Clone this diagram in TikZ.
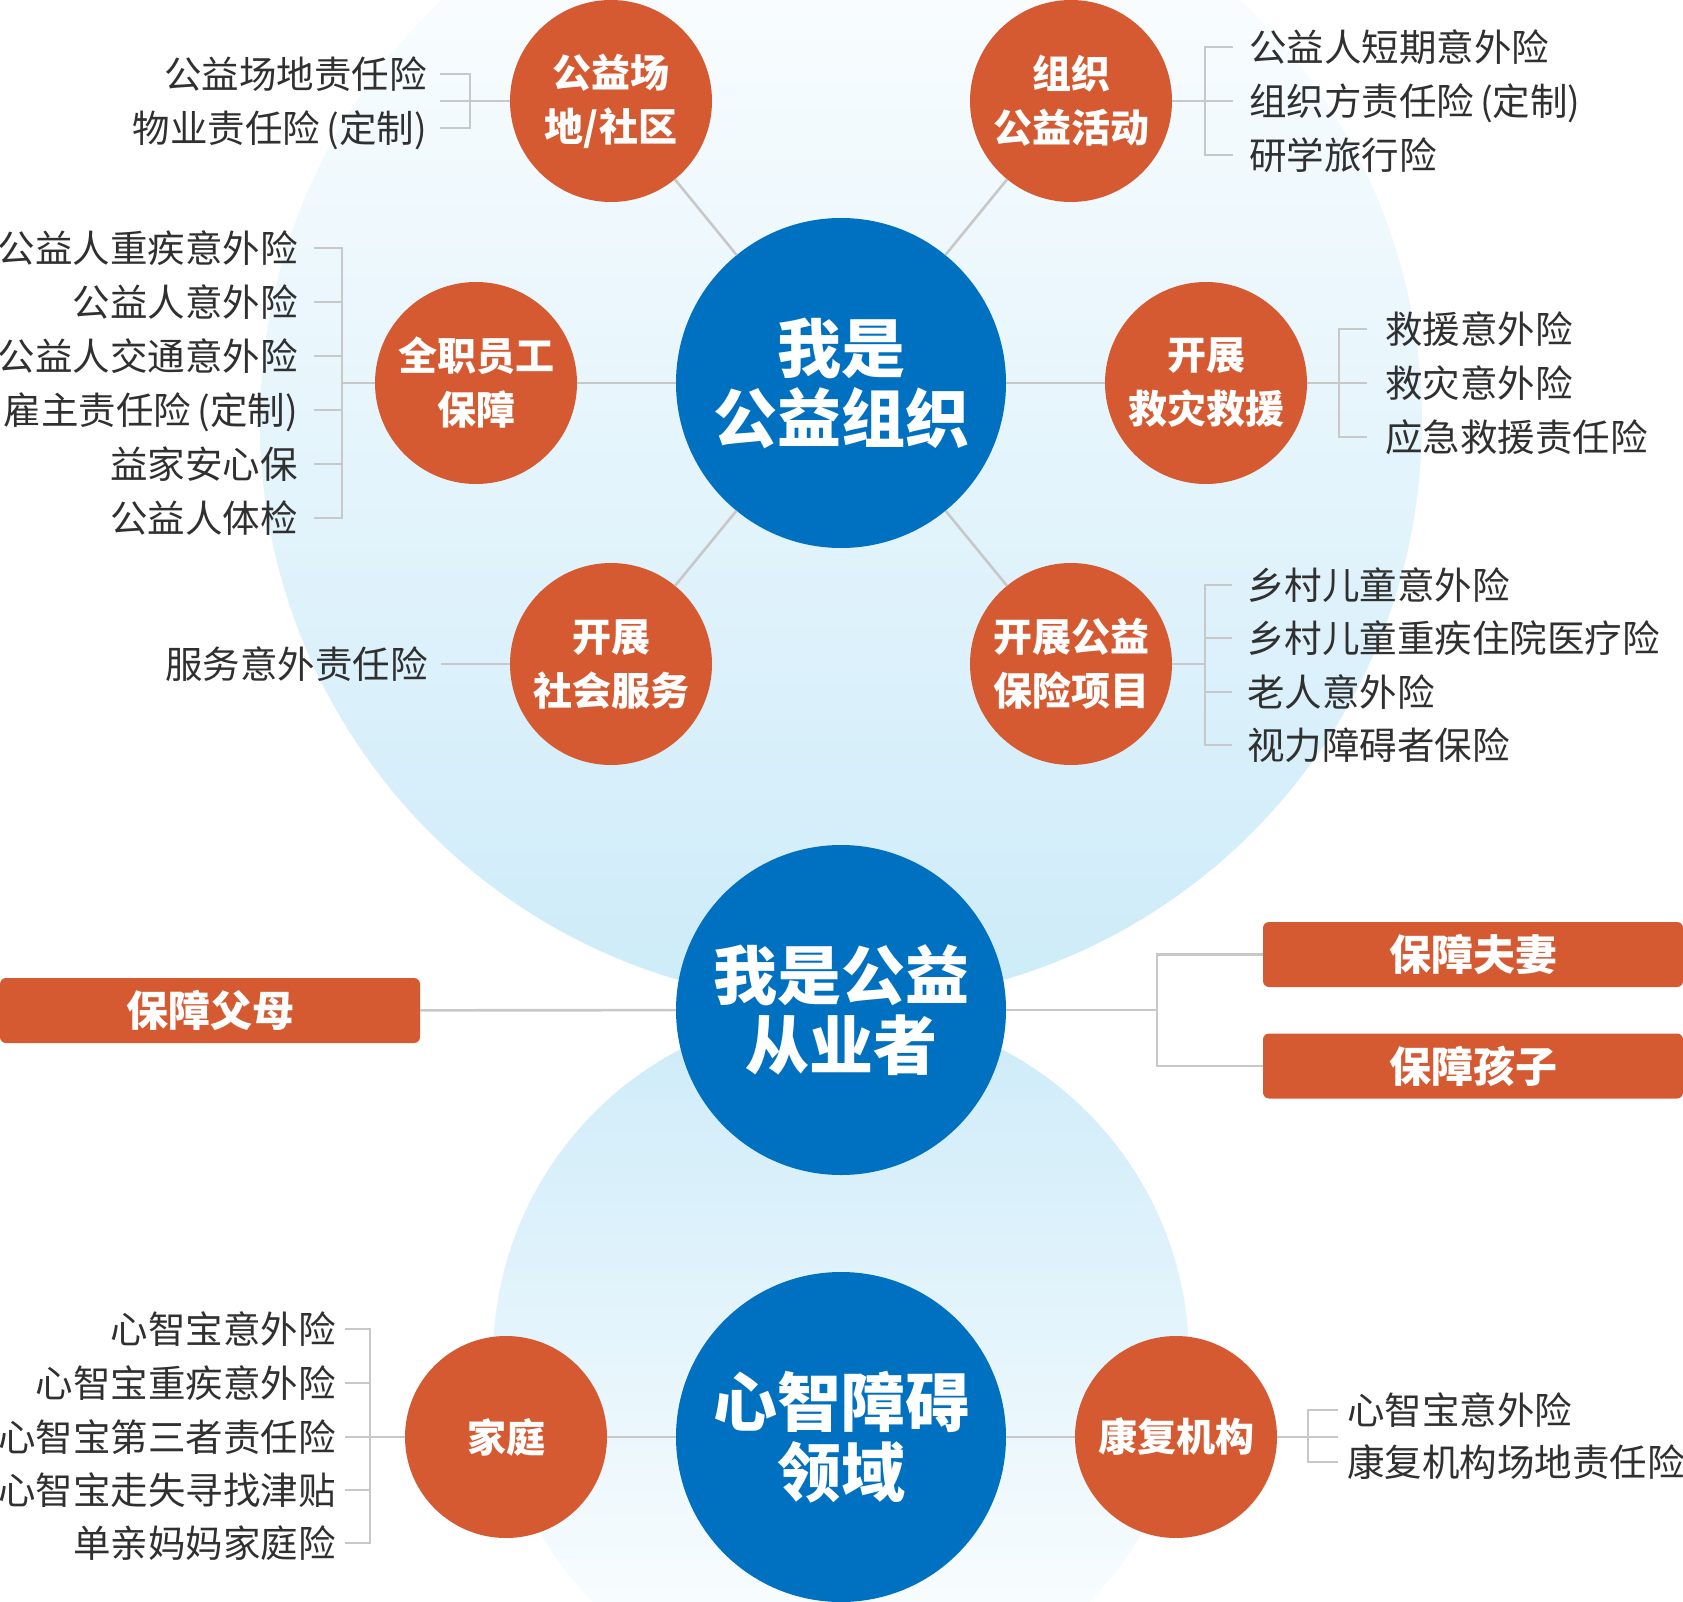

◆ ◆ ◆ ◆ ◆

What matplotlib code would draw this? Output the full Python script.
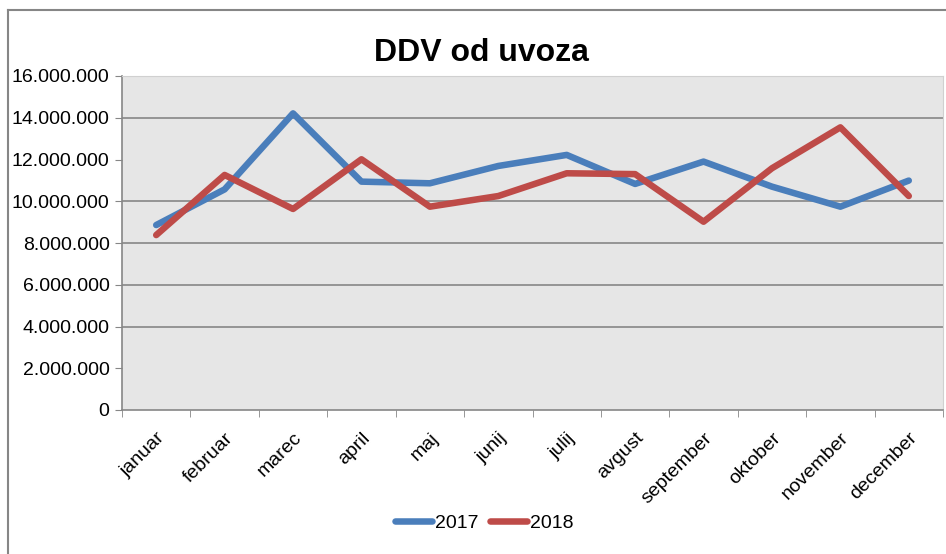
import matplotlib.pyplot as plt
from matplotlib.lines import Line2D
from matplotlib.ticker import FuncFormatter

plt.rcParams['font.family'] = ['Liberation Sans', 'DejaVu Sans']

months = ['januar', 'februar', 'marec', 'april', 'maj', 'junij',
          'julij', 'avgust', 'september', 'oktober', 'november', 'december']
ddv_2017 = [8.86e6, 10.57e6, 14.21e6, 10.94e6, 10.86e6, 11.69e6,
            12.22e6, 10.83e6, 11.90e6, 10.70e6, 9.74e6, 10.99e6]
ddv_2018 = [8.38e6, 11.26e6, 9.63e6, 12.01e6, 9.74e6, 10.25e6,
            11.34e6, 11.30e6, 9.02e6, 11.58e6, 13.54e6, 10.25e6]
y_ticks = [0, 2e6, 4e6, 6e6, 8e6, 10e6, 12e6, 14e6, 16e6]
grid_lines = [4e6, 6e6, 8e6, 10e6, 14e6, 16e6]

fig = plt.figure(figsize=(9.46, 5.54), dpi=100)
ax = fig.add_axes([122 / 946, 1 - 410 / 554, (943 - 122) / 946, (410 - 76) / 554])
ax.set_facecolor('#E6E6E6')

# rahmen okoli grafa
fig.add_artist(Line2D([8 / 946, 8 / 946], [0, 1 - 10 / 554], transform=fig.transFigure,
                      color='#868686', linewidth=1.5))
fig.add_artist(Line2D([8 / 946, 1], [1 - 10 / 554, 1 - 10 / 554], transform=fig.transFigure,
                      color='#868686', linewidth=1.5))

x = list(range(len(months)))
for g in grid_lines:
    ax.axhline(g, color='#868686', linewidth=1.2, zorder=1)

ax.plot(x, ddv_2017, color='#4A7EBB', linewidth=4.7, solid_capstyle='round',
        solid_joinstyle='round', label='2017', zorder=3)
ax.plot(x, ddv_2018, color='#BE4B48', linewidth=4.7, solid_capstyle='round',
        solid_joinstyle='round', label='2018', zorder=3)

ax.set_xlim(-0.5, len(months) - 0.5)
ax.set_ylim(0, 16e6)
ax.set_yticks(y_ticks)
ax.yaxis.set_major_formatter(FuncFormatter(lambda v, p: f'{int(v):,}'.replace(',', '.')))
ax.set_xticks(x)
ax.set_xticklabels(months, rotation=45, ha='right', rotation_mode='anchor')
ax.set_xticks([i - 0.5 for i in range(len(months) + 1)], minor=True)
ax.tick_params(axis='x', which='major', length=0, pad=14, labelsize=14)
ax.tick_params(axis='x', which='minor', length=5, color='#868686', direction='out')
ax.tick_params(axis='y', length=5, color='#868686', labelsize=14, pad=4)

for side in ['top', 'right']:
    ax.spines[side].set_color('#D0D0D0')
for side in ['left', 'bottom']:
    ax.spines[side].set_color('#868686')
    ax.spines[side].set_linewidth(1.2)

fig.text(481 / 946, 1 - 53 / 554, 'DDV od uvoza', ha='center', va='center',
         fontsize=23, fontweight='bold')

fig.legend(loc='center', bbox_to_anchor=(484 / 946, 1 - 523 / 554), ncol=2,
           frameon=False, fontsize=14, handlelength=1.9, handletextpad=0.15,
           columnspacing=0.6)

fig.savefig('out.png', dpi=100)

◆ ◆ ◆ ◆ ◆

TASK GOAL:
Give again the lines from "What matplotlib code" to "plt.rcParams['font.family'] = ['Liberation" exactly, both of those lines included, and do not include any pictures.

SOLUTION:
What matplotlib code would draw this? Output the full Python script.
import matplotlib.pyplot as plt
from matplotlib.lines import Line2D
from matplotlib.ticker import FuncFormatter

plt.rcParams['font.family'] = ['Liberation Sans', 'DejaVu Sans']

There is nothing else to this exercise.